Last month a Medium piece called ‘I hired a wife. And my career took off.’ went viral. In the story, a lawyer wrote about how hiring a fulltime nanny empowered her to free her mind and time of quotidian child-rearing tasks and take on more demanding projects, work longer hours and generally go the extra mile at work. It was, she said, like having a wife at home. Someone who took on the mental load of scheduling doctor appointments, carpooling kids to birthday parties and doing groceries. A few months into this freeing arrangement, the author of the piece wondered if that was one of the reasons why so many of her male colleagues at work were successful.
They had a wife holding down the home front, while they could focus on work, unencumbered by worries of ‘are those red spots a grass allergy or measles?’ or ‘does everyone have clean underwear for tomorrow?’ The idea that working women need ‘a wife’ to get everything that needs doing done is not a new one.
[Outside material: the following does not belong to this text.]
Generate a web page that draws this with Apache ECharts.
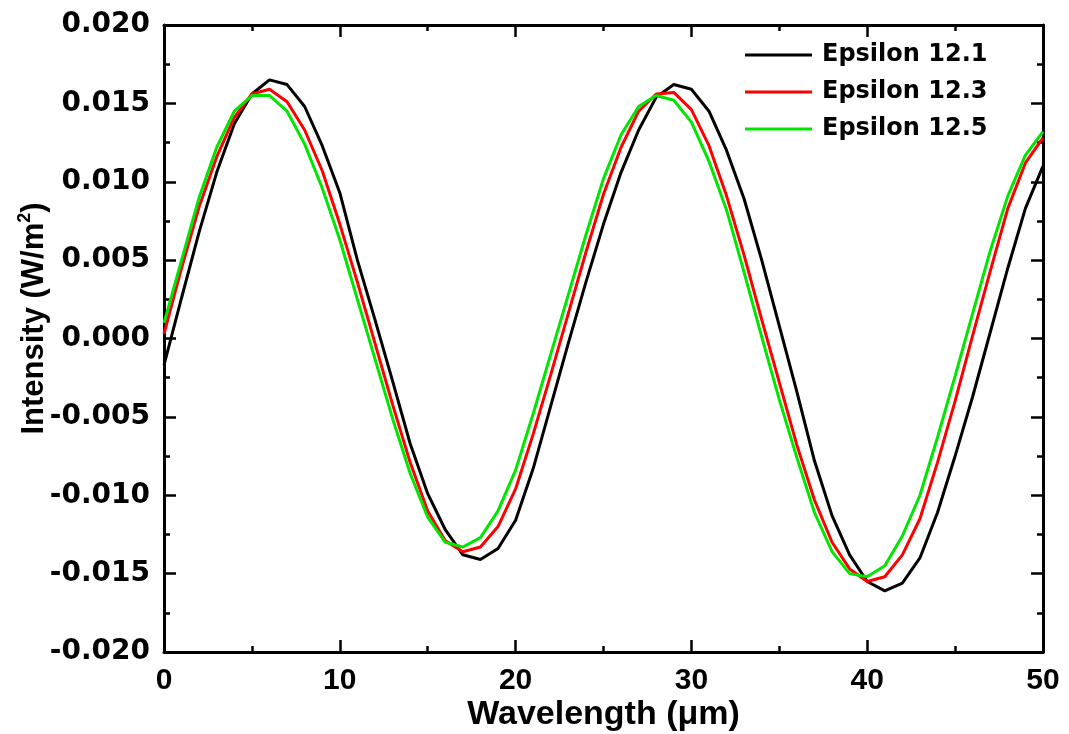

I’ve joked about it myself. (Even when I wasn’t working.) Many mothers reading this have no doubt relied on the help of other women to raise their children — mothers and mothers- in-law, cleaning help, cooks and didis. In India, this is the norm, especially with the concept of equal parenting more of a hashtag than a deeply embedded belief system. Read any Father’s Day article and you will find men who talk of playing with their children and getting them ready for school as proof that they are pitching in. Across the world, it’s amazing how little fathers do and get away with as being ‘helpful’ and ‘involved’ fathers.
It is nowhere near the emotional and physical load of mothers. So the ability to succeed at the workplace for women of a certain socio-economic class is built on the labour of other women. All mothers — single or in relationships — need every set of able and willing hands to help. But what does it mean when we deem the tasks they help with as ‘wifely’? As ‘women’s work’? Will we truly be able to make choices and decisions for ourselves primarily and our families till we de-link the word from its gendered connotations? Shouldn’t clean socks be everyone’s prerogative?
- A few months back, I noticed how after dinner the ‘men’ of the family (which in our house is everyone other than me, dog included) would wash their plates and hands and then saunter off to read or pack school bags or just ‘chill’, while I wiped down countertops and put things away. Initially, I fumed and fretted silently. Banged shut cupboard doors. And then I exploded.
- In the aftermath of the said explosion, everyone started taking on these wifely duties of mine. No questions asked.
- It’s exhausting to have to frequently explode for things to be done, but I can see the change it’s enabling. And perhaps, one day in the future, women will no longer need to explode or hire wives or scale back at work. Everyone will realise they need to do their bit. That when we will help each other we hold each other up and allow each other to succeed. With a wife or not.